Kitap son 500 yılda dünyada egemen güç olan siyasi, ekonomik, askeri v.b alanlarda birçok toplumu etki sahası içine almış, dünya politikasında söz sahibi olmuş büyük güçlerin yükselişlerini ve çöküşlerini konu edinmiş. Bazı devletlerin Eko-Politik, Sosyo-Politik v.b konularda ilerleme kaydetmemelerine rağmen bazı devletlerin ise sıradan bir ülke konumundan çıkıp hızla güçlenip küresel bir güç olarak dünya politikasında yükselmelerinin nedenleri ve sonuçları üstünde durulmuş. Yazar bir zamanlar Batı toplumunun çok çok önünde olan Osmanlı, Çin ve Hint imparatorluklarının neden gerilediği 16 - 18 yy. lar arasında İspanya, Hollanda, İngiltere, Fransa ve Rusyanın yükselişlerini; 19 yy. başlarına dogru ABD, Almanya, Japonya üçlüsünün yükselişlerini ve 20.yy ‘da ise ABD ve SSCB yükselişlerinin nedenlerini ve sonuçlarını çok iyi analiz etmiş. Kitabın üstünde durduğu ana tema ise günümüzdeki ve geçmişteki süper güçlerin askeri ve siyasal açıdan gücünün temeli olan ekonomik güç. Büyük güçlerin yükselişleri ve çöküşlerinin temel sebebinin ekonomik sebepler olduğu üzerine durulmuş ve kitabın tüm bölümlerinde bu olgu nedenleriyle açıklanmaya çalışılmış. Kitabı okuyup bitirdikten sonra Atatürkün izmir iktisat kongresinde söylediği sözleri aklıma geliyor.

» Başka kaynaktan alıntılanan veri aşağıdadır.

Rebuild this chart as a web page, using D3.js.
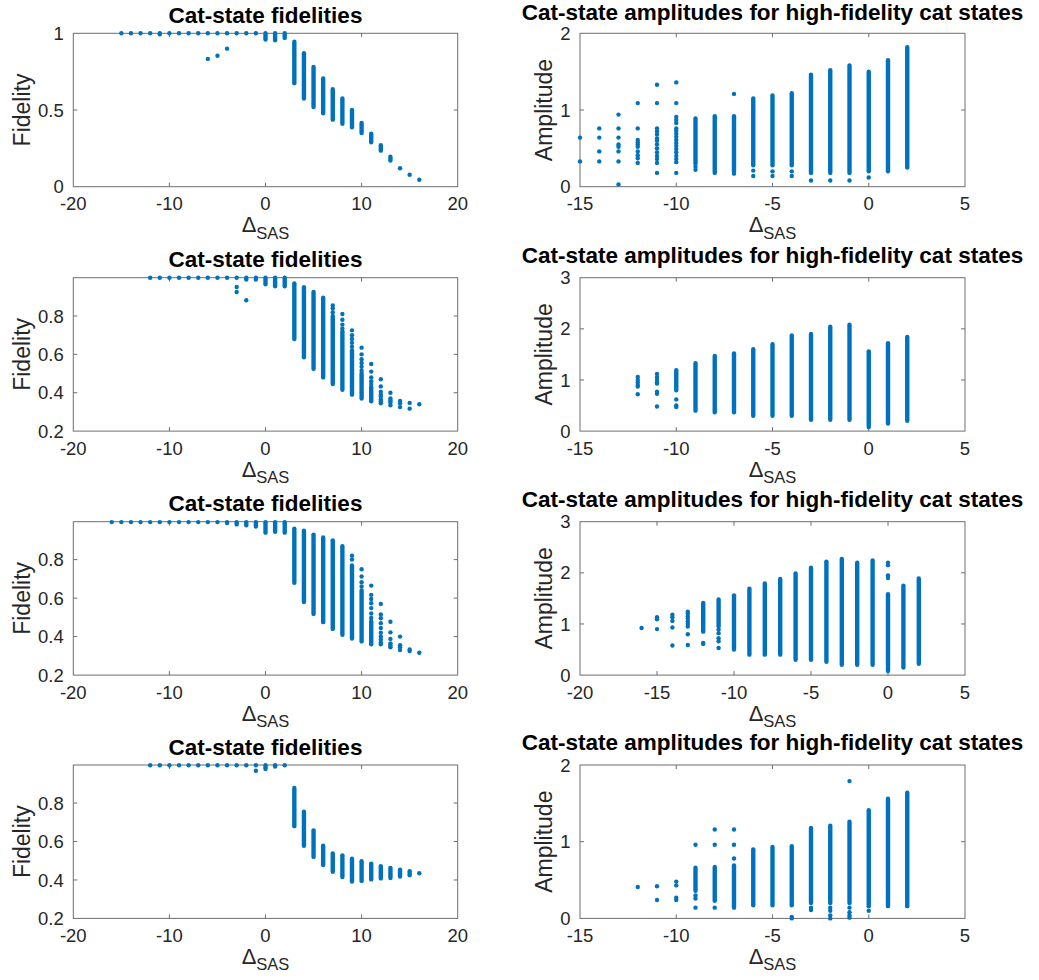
<!DOCTYPE html>
<html>
<head>
<meta charset="utf-8">
<script src="https://cdn.jsdelivr.net/npm/d3@7"></script>
<style>
  body { margin: 0; background: #fff; }
  svg { display: block; font-family: "Liberation Sans", Arial, Helvetica, sans-serif; }
</style>
</head>
<body>
<svg id="fig" width="1039" height="980"></svg>
<script>
// ---- Data: fidelity panels (left column) ----
// dots: [Δ_SAS, [fidelity values]] ; strips: dense runs [Δ_SAS, low, high]
const fidDots1 = [
  [-15, [1]], [-14, [1]], [-13, [1]], [-12, [1]], [-11, [1, 0.993]], [-10, [1]], [-9, [1]],
  [-8, [1]], [-7, [1]], [-6, [1, 0.833]], [-5, [1, 0.854]], [-4, [1, 0.9]], [-3, [1]],
  [-2, [1]], [-1, [1]], [14, [0.12]], [15, [0.078]], [16, [0.045]]
];
const fidStrips1 = [
  [0, 0.96, 1], [1, 0.955, 1], [2, 0.97, 1], [3, 0.675, 0.945], [4, 0.575, 0.87],
  [5, 0.52, 0.78], [6, 0.478, 0.705], [7, 0.437, 0.635], [8, 0.41, 0.575], [9, 0.388, 0.5],
  [10, 0.35, 0.415], [11, 0.29, 0.345], [12, 0.235, 0.27], [13, 0.17, 0.195]
];

const fidDots2 = [
  [-12, [0.999]], [-11, [0.999]], [-10, [0.999]], [-9, [0.999]], [-8, [0.999]], [-7, [0.999]],
  [-6, [0.999]], [-5, [0.999]], [-4, [0.999]], [-3, [0.999, 0.951, 0.925]],
  [-2, [0.999, 0.99, 0.882]], [-1, [0.999, 0.99]],
  [7, [0.855, 0.84, 0.82]], [8, [0.81, 0.78, 0.755, 0.735]], [9, [0.725, 0.7, 0.68, 0.66, 0.64]],
  [10, [0.635, 0.6, 0.575, 0.555, 0.535, 0.515]], [11, [0.55, 0.51, 0.48, 0.46, 0.445]],
  [12, [0.47, 0.433, 0.405, 0.39, 0.38, 0.365, 0.355, 0.345]], [13, [0.4, 0.37, 0.36, 0.35, 0.335]],
  [14, [0.357, 0.345, 0.325]], [15, [0.347, 0.317]], [16, [0.34]]
];
const fidStrips2 = [
  [0, 0.965, 0.999], [1, 0.955, 0.999], [2, 0.955, 0.999], [3, 0.68, 0.97], [4, 0.585, 0.95],
  [5, 0.525, 0.925], [6, 0.48, 0.895], [7, 0.445, 0.8], [8, 0.415, 0.72], [9, 0.39, 0.62],
  [10, 0.37, 0.5], [11, 0.355, 0.43]
];

const fidDots3 = [
  [-16, [0.995]], [-15, [0.995]], [-14, [0.995]], [-13, [0.995]], [-12, [0.995]], [-11, [0.995]],
  [-10, [0.995]], [-9, [0.995]], [-8, [0.995]], [-7, [0.995]], [-6, [0.995]], [-5, [0.995]],
  [9, [0.82, 0.8]], [10, [0.75, 0.712, 0.683, 0.66]],
  [11, [0.665, 0.617, 0.595, 0.573, 0.548, 0.52, 0.497]],
  [12, [0.57, 0.515, 0.495, 0.47, 0.445, 0.42, 0.4, 0.385, 0.37, 0.36]],
  [13, [0.477, 0.422, 0.388, 0.365, 0.355, 0.345]], [14, [0.4, 0.355, 0.345, 0.33]],
  [15, [0.333, 0.325]], [16, [0.316]]
];
const fidStrips3 = [
  [-4, 0.99, 0.995], [-3, 0.983, 0.995], [-2, 0.978, 0.995], [-1, 0.972, 0.995],
  [0, 0.94, 0.995], [1, 0.945, 0.995], [2, 0.94, 0.995], [3, 0.68, 0.96], [4, 0.58, 0.95],
  [5, 0.518, 0.93], [6, 0.475, 0.915], [7, 0.44, 0.9], [8, 0.41, 0.87], [9, 0.39, 0.77],
  [10, 0.375, 0.64], [11, 0.36, 0.48]
];

const fidDots4 = [
  [-12, [0.997]], [-11, [0.997]], [-10, [0.997]], [-9, [0.997]], [-8, [0.997]], [-7, [0.997]],
  [-6, [0.997]], [-5, [0.997]], [-4, [0.997]], [-3, [0.997]], [-2, [0.997]], [-1, [0.997, 0.968]],
  [2, [0.997]], [16, [0.435]]
];
const fidStrips4 = [
  [0, 0.977, 0.997], [1, 0.99, 0.997], [3, 0.68, 0.878], [4, 0.578, 0.755], [5, 0.52, 0.658],
  [6, 0.478, 0.578], [7, 0.443, 0.538], [8, 0.415, 0.528], [9, 0.392, 0.51], [10, 0.395, 0.497],
  [11, 0.403, 0.485], [12, 0.408, 0.472], [13, 0.41, 0.463], [14, 0.418, 0.453], [15, 0.425, 0.446]
];

// ---- Data: amplitude panels (right column) ----
const ampDots1 = [
  [-15, [0.64, 0.33]], [-14, [0.76, 0.64, 0.46, 0.33]],
  [-13, [0.94, 0.76, 0.64, 0.55, 0.52, 0.46, 0.33, 0.03]],
  [-12, [1.09, 0.76, 0.61, 0.58, 0.55, 0.52, 0.46, 0.41, 0.37, 0.31]],
  [-11, [1.33, 1.09, 0.76, 0.72, 0.68, 0.63, 0.6, 0.55, 0.5, 0.45, 0.4, 0.36, 0.31, 0.18]],
  [-10, [1.36, 1.09, 0.91, 0.87, 0.83, 0.76, 0.73, 0.69, 0.65, 0.61, 0.57, 0.53, 0.49, 0.45, 0.4, 0.36, 0.32, 0.18]],
  [-9, [0.26, 0.22]], [-8, [0.18]], [-7, [1.21, 0.17]], [-6, [0.21, 0.14]], [-5, [0.2, 0.14]],
  [-4, [0.2, 0.14]], [-3, [0.08]], [-2, [0.08]], [-1, [0.08]], [0, [0.12]]
];
const ampStrips1 = [
  [-9, 0.3, 0.89], [-8, 0.2, 0.92], [-7, 0.2, 0.92], [-6, 0.28, 1.15], [-5, 0.28, 1.19],
  [-4, 0.28, 1.22], [-3, 0.18, 1.46], [-2, 0.18, 1.52], [-1, 0.18, 1.58], [0, 0.2, 1.5],
  [1, 0.2, 1.65], [2, 0.25, 1.82]
];

const ampDots2 = [
  [-12, [1.06, 1.0, 0.95, 0.9, 0.87, 0.72]],
  [-11, [1.12, 1.06, 1.0, 0.95, 0.93, 0.77, 0.73, 0.48]],
  [-10, [0.62, 0.5, 0.47]]
];
const ampStrips2 = [
  [-10, 0.8, 1.19], [-9, 0.4, 1.33], [-8, 0.37, 1.47], [-7, 0.37, 1.52], [-6, 0.3, 1.6],
  [-5, 0.3, 1.7], [-4, 0.3, 1.87], [-3, 0.22, 1.9], [-2, 0.22, 2.04], [-1, 0.22, 2.08],
  [0, 0.08, 1.56], [1, 0.15, 1.72], [2, 0.2, 1.84]
];

const ampDots3 = [
  [-16, [0.92]], [-15, [1.13, 1.09, 0.9]], [-14, [1.18, 1.13, 1.06, 0.93, 0.58]],
  [-13, [1.24, 1.2, 1.15, 1.1, 1.05, 1.0, 0.95, 0.8, 0.59]], [-12, [0.63, 0.61]],
  [-11, [0.89, 0.82, 0.72, 0.66, 0.53]], [0, [2.2, 2.15, 1.95, 1.9]]
];
const ampStrips3 = [
  [-12, 0.85, 1.41], [-11, 0.95, 1.48], [-10, 0.5, 1.56], [-9, 0.4, 1.69], [-8, 0.4, 1.79],
  [-7, 0.4, 1.88], [-6, 0.3, 1.99], [-5, 0.3, 2.1], [-4, 0.26, 2.22], [-3, 0.2, 2.27],
  [-2, 0.2, 2.2], [-1, 0.2, 2.24], [0, 0.08, 1.58], [1, 0.15, 1.75], [2, 0.22, 1.89]
];

const ampDots4 = [
  [-12, [0.41]], [-11, [0.42, 0.24]], [-10, [0.48, 0.43, 0.27, 0.24]],
  [-9, [0.96, 0.3, 0.26, 0.14]], [-8, [1.16, 0.96, 0.14]], [-7, [1.16, 0.96, 0.78]],
  [-4, [0.02, 0.0]], [-3, [0.14, 0.11]], [-2, [0.14, 0.1, 0.04, 0.0]],
  [-1, [1.79, 0.14, 0.08, 0.04, 0.01]], [0, [0.1]]
];
const ampStrips4 = [
  [-9, 0.36, 0.66], [-8, 0.23, 0.67], [-7, 0.14, 0.69], [-6, 0.17, 0.9], [-5, 0.17, 0.93],
  [-4, 0.17, 0.94], [-3, 0.2, 1.18], [-2, 0.2, 1.21], [-1, 0.2, 1.26], [0, 0.16, 1.41],
  [1, 0.16, 1.56], [2, 0.16, 1.64]
];

// ---- Axis limits and tick labels ----
const fidXTicks = [-20, -10, 0, 10, 20];
const fidYTicksA = [0, 0.5, 1];
const fidYTicksB = [0.2, 0.4, 0.6, 0.8];
const ampXTicksA = [-15, -10, -5, 0, 5];
const ampXTicksB = [-20, -15, -10, -5, 0, 5];
const ampYTicks2 = [0, 1, 2];
const ampYTicks3 = [0, 1, 2, 3];

const titles = ["Cat-state fidelities", "Cat-state amplitudes for high-fidelity cat states"];
const yLabels = ["Fidelity", "Amplitude"];

// ---- Layout ----
const rowTop = [33.3, 277.7, 521.7, 765];
const plotH = 153.4;
const colX = [[73.3, 457.7], [580, 965]];
const yLabelX = [29.5, 551.5];
// title baseline distance above each axes box (right-hand titles sit higher)
const titleGap = (r, c) => c === 0 ? 10.5 : (r === 0 ? 13 : 15);
const markColor = "#0072BD";
const axisColor = "#6e6e6e";
const textColor = "#262626";

const panels = [
  { r: 0, c: 0, xd: [-20, 20], yd: [0, 1], xt: fidXTicks, yt: fidYTicksA, dots: fidDots1, strips: fidStrips1 },
  { r: 0, c: 1, xd: [-15, 5], yd: [0, 2], xt: ampXTicksA, yt: ampYTicks2, dots: ampDots1, strips: ampStrips1 },
  { r: 1, c: 0, xd: [-20, 20], yd: [0.2, 0.9995], xt: fidXTicks, yt: fidYTicksB, dots: fidDots2, strips: fidStrips2 },
  { r: 1, c: 1, xd: [-15, 5], yd: [0, 3], xt: ampXTicksA, yt: ampYTicks3, dots: ampDots2, strips: ampStrips2 },
  { r: 2, c: 0, xd: [-20, 20], yd: [0.2, 0.997], xt: fidXTicks, yt: fidYTicksB, dots: fidDots3, strips: fidStrips3 },
  { r: 2, c: 1, xd: [-20, 5], yd: [0, 3], xt: ampXTicksB, yt: ampYTicks3, dots: ampDots3, strips: ampStrips3 },
  { r: 3, c: 0, xd: [-20, 20], yd: [0.2, 0.998], xt: fidXTicks, yt: fidYTicksB, dots: fidDots4, strips: fidStrips4 },
  { r: 3, c: 1, xd: [-15, 5], yd: [0, 2], xt: ampXTicksA, yt: ampYTicks2, dots: ampDots4, strips: ampStrips4 }
];

const svg = d3.select("#fig");
const tickLen = 4;

panels.forEach(p => {
  const x0 = colX[p.c][0], x1 = colX[p.c][1];
  const y0 = rowTop[p.r], y1 = rowTop[p.r] + plotH;
  const xs = d3.scaleLinear().domain(p.xd).range([x0, x1]);
  const ys = d3.scaleLinear().domain(p.yd).range([y1, y0]);
  const g = svg.append("g");

  // box
  g.append("rect").attr("x", x0).attr("y", y0).attr("width", x1 - x0).attr("height", y1 - y0)
    .attr("fill", "none").attr("stroke", axisColor).attr("stroke-width", 1);

  // inward ticks, mirrored on all four sides
  p.xt.filter(v => v > p.xd[0] && v < p.xd[1]).forEach(v => {
    g.append("line").attr("x1", xs(v)).attr("x2", xs(v)).attr("y1", y1).attr("y2", y1 - tickLen)
      .attr("stroke", axisColor);
    g.append("line").attr("x1", xs(v)).attr("x2", xs(v)).attr("y1", y0).attr("y2", y0 + tickLen)
      .attr("stroke", axisColor);
  });
  p.yt.filter(v => v > p.yd[0] && v < p.yd[1]).forEach(v => {
    g.append("line").attr("x1", x0).attr("x2", x0 + tickLen).attr("y1", ys(v)).attr("y2", ys(v))
      .attr("stroke", axisColor);
    g.append("line").attr("x1", x1).attr("x2", x1 - tickLen).attr("y1", ys(v)).attr("y2", ys(v))
      .attr("stroke", axisColor);
  });

  // tick labels
  g.selectAll(".xl").data(p.xt).enter().append("text")
    .attr("x", d => xs(d)).attr("y", y1 + 23.5)
    .attr("text-anchor", "middle").attr("font-size", 18.5).attr("fill", textColor)
    .text(d => String(d));
  g.selectAll(".yl").data(p.yt).enter().append("text")
    .attr("x", x0 - 9.5).attr("y", d => ys(d)).attr("dy", "0.36em")
    .attr("text-anchor", "end").attr("font-size", 18.5).attr("fill", textColor)
    .text(d => String(d));

  // title
  g.append("text").attr("x", (x0 + x1) / 2).attr("y", y0 - titleGap(p.r, p.c))
    .attr("text-anchor", "middle").attr("font-size", 22.5).attr("font-weight", "bold")
    .attr("fill", "#000").text(titles[p.c]);

  // y label
  g.append("text").attr("transform", `translate(${yLabelX[p.c]},${(y0 + y1) / 2}) rotate(-90)`)
    .attr("text-anchor", "middle").attr("font-size", 23).attr("fill", textColor)
    .text(yLabels[p.c]);

  // x label Δ_SAS
  const xl = g.append("text").attr("x", (x0 + x1) / 2).attr("y", y1 + 45.5)
    .attr("text-anchor", "middle").attr("fill", textColor);
  xl.append("tspan").attr("font-size", 22).text("Δ");
  xl.append("tspan").attr("font-size", 16.5).attr("dy", 6.5).text("SAS");

  // dense runs of points
  g.selectAll(".strip").data(p.strips).enter().append("line")
    .attr("x1", d => xs(d[0])).attr("x2", d => xs(d[0]))
    .attr("y1", d => ys(d[1])).attr("y2", d => ys(d[2]))
    .attr("stroke", markColor).attr("stroke-width", 4.4).attr("stroke-linecap", "round");

  // individual points
  const pts = p.dots.flatMap(([x, vals]) => vals.map(v => [x, v]));
  g.selectAll(".dot").data(pts).enter().append("circle")
    .attr("cx", d => xs(d[0])).attr("cy", d => ys(d[1])).attr("r", 2.2)
    .attr("fill", markColor);
});
</script>
</body>
</html>
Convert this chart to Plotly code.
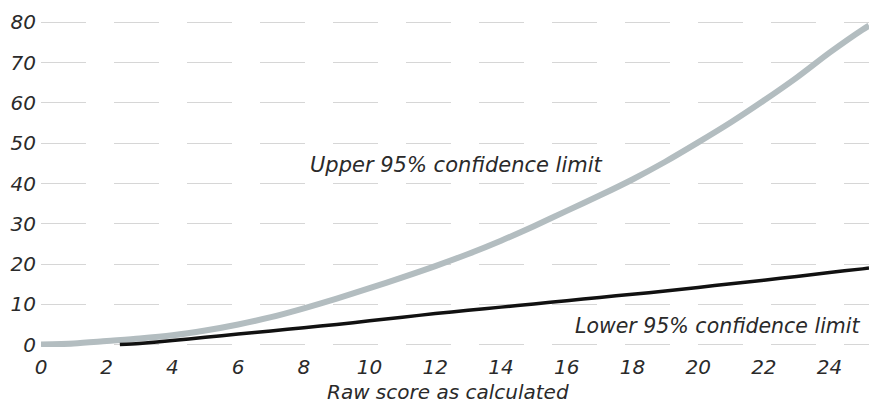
import plotly.graph_objects as go

# Raw score (x) and the two 95% confidence limits read along it
raw_score = [0, 1, 2, 3, 4, 5, 6, 7, 8, 9, 10, 11, 12, 13, 14, 15, 16, 17, 18,
             19, 20, 21, 22, 23, 24, 25, 25.2]
upper_95 = [0, 0.3, 0.9, 1.5, 2.3, 3.5, 5.0, 6.8, 9.0, 11.4, 14.0, 16.7, 19.5,
            22.5, 25.8, 29.4, 33.2, 37.0, 41.0, 45.4, 50.2, 55.2, 60.6, 66.3,
            72.5, 78.2, 79.2]

lower_x = [2.4, 3, 4, 5, 6, 7, 8, 9, 10, 11, 12, 13, 14, 15, 16, 17, 18, 19,
           20, 21, 22, 23, 24, 25, 25.2]
lower_95 = [0, 0.3, 1.0, 1.8, 2.6, 3.4, 4.2, 5.0, 5.9, 6.8, 7.7, 8.5, 9.3,
            10.1, 10.9, 11.7, 12.5, 13.3, 14.2, 15.1, 16.0, 16.9, 17.9, 18.8,
            19.0]

x_ticks = list(range(0, 25, 2))
y_ticks = list(range(0, 81, 10))

FONT = "DejaVu Sans"
TEXT = "#2a2a2a"

fig = go.Figure()
fig.add_trace(go.Scatter(x=raw_score, y=upper_95, mode="lines",
                         line=dict(color="#b3bdc0", width=6, shape="spline",
                                   smoothing=0.8),
                         hoverinfo="skip", showlegend=False))
fig.add_trace(go.Scatter(x=lower_x, y=lower_95, mode="lines",
                         line=dict(color="#111111", width=3.5, shape="spline",
                                   smoothing=0.8),
                         hoverinfo="skip", showlegend=False))

fig.add_annotation(x=12.65, y=44.5, text="Upper 95% confidence limit",
                   showarrow=False, xanchor="center", yanchor="middle",
                   font=dict(family=FONT, size=21, color=TEXT, style="italic"))
fig.add_annotation(x=25.0, y=4.6, text="Lower 95% confidence limit",
                   showarrow=False, xanchor="right", yanchor="middle",
                   font=dict(family=FONT, size=20.5, color=TEXT, style="italic"))
# x-axis title, placed below the tick labels
fig.add_annotation(xref="paper", yref="paper", x=0.4915, y=-0.137,
                   text="Raw score as calculated", showarrow=False,
                   xanchor="center", yanchor="middle",
                   font=dict(family=FONT, size=20, color=TEXT, style="italic"))

fig.update_layout(
    width=870, height=405,
    margin=dict(l=41, r=1, t=20, b=58),
    paper_bgcolor="white", plot_bgcolor="white",
    font=dict(family=FONT, size=20, color=TEXT, style="italic"),
    xaxis=dict(range=[0, 25.2], tickvals=x_ticks,
               ticktext=[str(v) for v in x_ticks],
               showgrid=False, zeroline=False, showline=False, ticks="",
               ticklabelstandoff=6,
               tickfont=dict(family=FONT, size=20, color=TEXT, style="italic")),
    yaxis=dict(range=[-0.6, 80.6], tickvals=y_ticks,
               ticktext=[str(v) for v in y_ticks],
               showgrid=True, gridcolor="#d6d6d6", gridwidth=1,
               griddash="45px,28px", zeroline=False, showline=False, ticks="",
               ticklabelstandoff=4,
               tickfont=dict(family=FONT, size=20, color=TEXT, style="italic")),
)

fig.write_html("out.html")
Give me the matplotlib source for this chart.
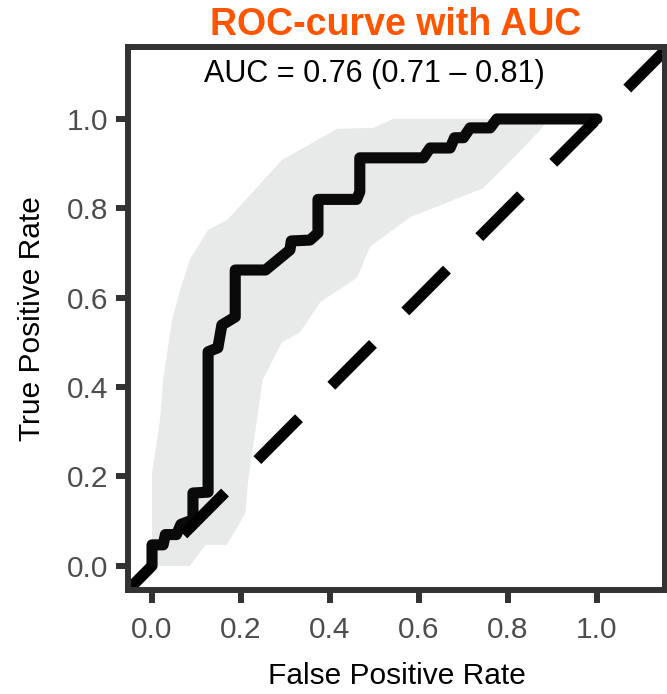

"Bir ulusun hayatıyla doğrudan doğruya ilgili olan ekonomisi, çöküşünün de yükselişinin de nedenidir. Zamanımız bir iktisat çağıdır. Kılıç kullanan kol yorulur ama saban kullanan kol yorulmaz, her gün daha çok güçlenir ve toprağına daha iyi sahip olur. Osmanlı İmparatorluğu her şeyden önce sabanın karşısında yenildi. Kılıçla zafer kazananlar er geç yerlerini sabanla zafer kazananlara bırakmak zorunda kalırlar. Ulusal egemenlik, iktisadî egemenlikle birleştirilmelidir yoksa kazanılan askerî ve siyasî başarılardan olumlu sonuçlar elde edilemez’’
Kitabı okuduğunuzda bu sözün anlamını daha iyi anlayacaksınız.